Soto’s early poetry is often grim and violent, depicting the marginalization of migrant farm workers and poor Hispanics in his hometown, Fresno, California. He captured the essence of the poor farmworkers’ life in the hot, dusty, agricultural heartland of California. The power of Soto’s simple language quickly catapulted him to national attention. In the 1980s, Soto’s writing gradually changed, although hardship, poverty, and discrimination are still frequent themes. His latest poetry and prose collections are neither didactic nor idealistic, but find joy in the small details of life and display an optimism rarely present in his earlier work.

As Soto grew older, married and had a daughter (now in graduate school), he began writing for children and young adults, publishing numerous volumes of poetry and prose. Among his best juvenile work is the collection of short stories, Baseball in April, which has sold nearly 100,000 copies and his two recent books, Buried Onions and Petty Crimes. Both Buried Onions and Petty Crimes are written for a teen-age audience and depict the modern day realities of poor teenagers. The strong response, especially from Mexican Americans, gave Soto a mission "to make readers and writers out of this group of kids." Soto feels this mission especially strongly because no one in his family ever read while he was growing up. To better reach young Chicanos, he recently turned three of his books into short films starring Mexican American actors. 

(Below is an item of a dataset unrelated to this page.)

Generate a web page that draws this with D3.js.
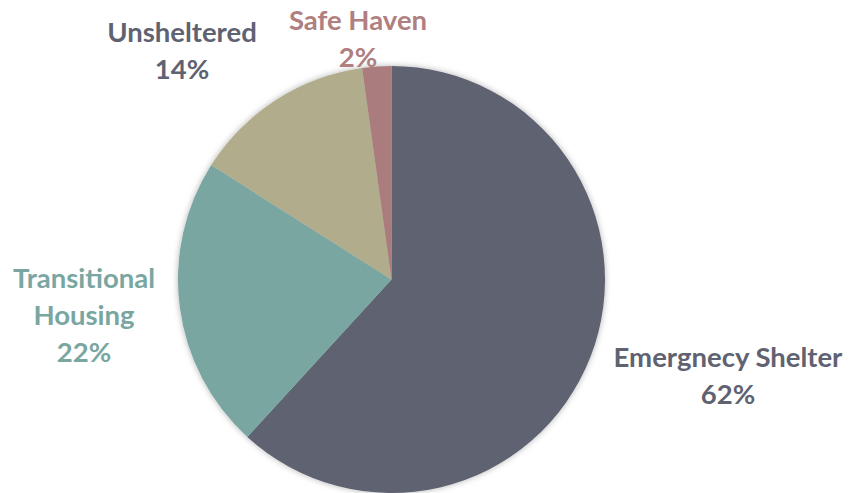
<!DOCTYPE html>
<html>
<head>
<meta charset="utf-8">
<script src="https://cdn.jsdelivr.net/npm/d3@7"></script>
<style>
  body { margin: 0; background: #fff; }
  svg { display: block; }
  text { font-family: Lato, "Open Sans", sans-serif; font-weight: bold; }
</style>
</head>
<body>
<svg id="chart" width="851" height="493"></svg>
<script>
// shares (percent), clockwise from 12 o'clock
const categories = ["Emergnecy Shelter", "Transitional Housing", "Unsheltered", "Safe Haven"];
const shares = [61.8, 22.2, 13.8, 2.2];
const labelLines = [["Emergnecy Shelter"], ["Transitional", "Housing"], ["Unsheltered"], ["Safe Haven"]];
const sliceColors = ["#5f6271", "#7aa6a1", "#b1ac8c", "#ab7c7d"];
const textColors = ["#5f6271", "#7aa6a1", "#5f6271", "#b07f80"];

const svg = d3.select("#chart");
const cx = 391.5, cy = 279.5, radius = 213.5;

const defs = svg.append("defs");
const shadow = defs.append("filter").attr("id", "pie-shadow")
  .attr("x", "-10%").attr("y", "-10%").attr("width", "120%").attr("height", "120%");
shadow.append("feDropShadow")
  .attr("dx", 0).attr("dy", 0).attr("stdDeviation", 3)
  .attr("flood-color", "#000").attr("flood-opacity", 0.3);

const data = categories.map((c, i) => ({ name: c, value: shares[i], i }));

const pie = d3.pie().sort(null).value(d => d.value);
const arc = d3.arc().innerRadius(0).outerRadius(radius);
const arcs = pie(data);

const g = svg.append("g").attr("transform", `translate(${cx},${cy})`);

g.append("g").attr("filter", "url(#pie-shadow)")
  .selectAll("path")
  .data(arcs)
  .enter().append("path")
    .attr("d", arc)
    .attr("fill", d => sliceColors[d.data.i]);

// label anchor points (center of text block, first baseline), set by hand per slice
const labelPos = [
  { x: 728, y: 367 },
  { x: 84, y: 288 },
  { x: 182, y: 42 },
  { x: 358, y: 30 }
];
const lineH = 37;

const labels = svg.append("g").selectAll("text")
  .data(arcs)
  .enter().append("text")
    .attr("text-anchor", "middle")
    .attr("font-size", 27.5)
    .attr("fill", d => textColors[d.data.i])
    .attr("x", d => labelPos[d.data.i].x)
    .attr("y", d => labelPos[d.data.i].y);

labels.each(function(d) {
  const t = d3.select(this);
  const lines = labelLines[d.data.i].concat([Math.round(d.data.value) + "%"]);
  lines.forEach((ln, k) => {
    t.append("tspan")
      .attr("x", labelPos[d.data.i].x)
      .attr("dy", k === 0 ? 0 : lineH)
      .text(ln);
  });
});
</script>
</body>
</html>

Soto continues to write adult poetry, publishing more than 50 poems in Poetry over the last twenty years. His New and Selected Poems (Chronicle Books 1995) garnered his second National Book Award nomination last year. His two most recent poetry collections are Junior College and A Natural Man.

 


The trade hardcover edition of Soto's first book, one of only 500 copies.

Victor Villaseñor
Victor Villaseñor came to the attention of many readers following the publication of Rain of Gold, probably the best-selling book by a Chicano writer since Anaya’s Bless Me, Ultima (1972). Rain of Gold attracted media attention because of its fascinating history. Putnam’s originally bought the rights to the book with a $75,000 advance; the Book-of-the-Month Club even chose it as an alternate selection. Prior to publication, Putnam’s promoted Rain of Gold as the "Chicano Roots". The book is the story of several generations of author’s family, from their migration to the United States through the middle of the century. Despite good reviews before publication, orders from retail booksellers did not meet expectations and a paperback publisher could not be found. Putnam’s asked Villaseñor to shorten the book and rename it Rio Grande to better fit their marketing strategy. The author refused, saying that the new title sounded like "an old John Wayne movie" and that he had based the book on his own family’s story and could not cut it. Instead, he mortgaged his house, repaid the advance and regained the rights. Two years later, Arte Publico published the novel (reportedly for a $1500 advance) as its first ever hardcover with a 30,000 copy first printing, ten times the press’s average print run.

Arte Publico’s faith in Rain of Gold proved justified and the book sold well. Once Arte Publico demonstrated that an audience existed for Rain of Gold in its original form, a major publisher acquired the rights. Dell brought out Rain of Gold, once rejected by all the major paperback publishers, in a large – and expensive – format with a quickly exhausted 100,000 copy first printing. The second installment of the story, Wild Steps of Heaven was published in 1996.

Rain of Gold was Villaseñor’s third book. His first, Macho! (Bantam 1973) was published during a brief window of opportunity in the 1970s when publishers tried to take advantage of the growing Chicano Civil Rights movement. Bantam hyped Macho! as "The first great Chicano novel!", which, of course, it wasn’t. Even Villaseñor himself recognized that he was "Bantam’s token Mexican" with the right story at the right time. The novel tells the story of a young migrant worker’s attempt to cross the border to find work. Macho! works because of the author’s earnestness, not because of the quality of the writing. Like Rain of Gold, Macho! was read voraciously by Mexican Americans, allegedly becoming the most frequently stolen book from the Los Angeles County Library. Villaseñor is able to get at the feeling of the immigrant experience as well as any writer and has been well-received as a result.

Following Macho!, Villaseñor moved to non-fiction with a fascinating recreation of the jury deliberations in the Juan Corona mass murder trial. Jury: The Trial of Juan Corona (Little, Brown & Co. 1977) will shake its readers’ faith in the American trial-by-jury system. Villaseñor self-published a book called Snow-Goose Global Thanksgiving, detailing his annual peace event held at his ranch each year.


The author's first book, published under the name Edmund Villaseñor.

Dagoberto Gilb
Dagoberto Gilb is an author who has slowly built a literary reputation, largely by word of mouth and through his short stories published in literary journals while he worked as a carpenter. With only four books so far in his career, critics are hailing him as one of the best American writers of his generation. His first book, a paperback original titled Winners on the Pass Line (Cinco Puntos 1985) is relatively uncommon. Copies are now listing for $100 and up in dealers’ catalogs. This attention follows the publication of his first novel, The Last Known Residence of Mickey Acuña (Grove 1995) and the short story collection, The Magic of Blood. The first edition of this book, published by the University of New Mexico Press in an edition of 2000 copies will likely prove to be one of the classic works of Chicano literature.

Gilb's first book, a collection of short stories.